How reassuringly like old times it is, going to a God-forsaken retail park with Stefano.
We mooch about the DIY store together like an old couple, me with a face like thunder, he quietly pointing out boring things that we need like door handles, whispering the price, knowing exactly when I am liable to blow up.
It doesn’t seem five minutes since he was a brave young adventurer from the wilds of Albania making his way in London, colliding with me one day while painting the outside of my neighbour’s house.
I pounced on him and got him to paint the outside of my house as well, then made him take me to Croydon Ikea in his Skoda estate car to buy my ideal Nigella shelf for stacking plates above the sink.

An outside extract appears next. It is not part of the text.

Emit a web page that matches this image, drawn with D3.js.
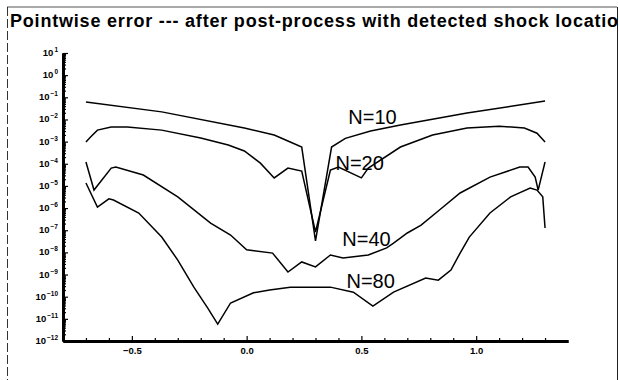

He drove all the way in fourth gear, seemingly impervious to the choking sound as he told me about corruption in his homeland that I didn’t like to say sounded identical to the official policies of Lambeth council.
When we got there, he refused to follow the arrows one way around the showroom. Also, despite being a Muslim devout enough to have a Koran on the dashboard of the Skoda, he was freaked out by the sudden appearance of a ‘prayer and contemplation room’. He went inside for a look, laughing so loud I had to call him back.
When we got home, half the bits were missing from the box and he had a meltdown even though I told him this was normal. Then, as he attempted to fit the shelf, he hit a pipe near the ceiling and a tide of water hit him in the face. He cursed and spluttered water, finger in hole, and I had to run and get Tony the plumber.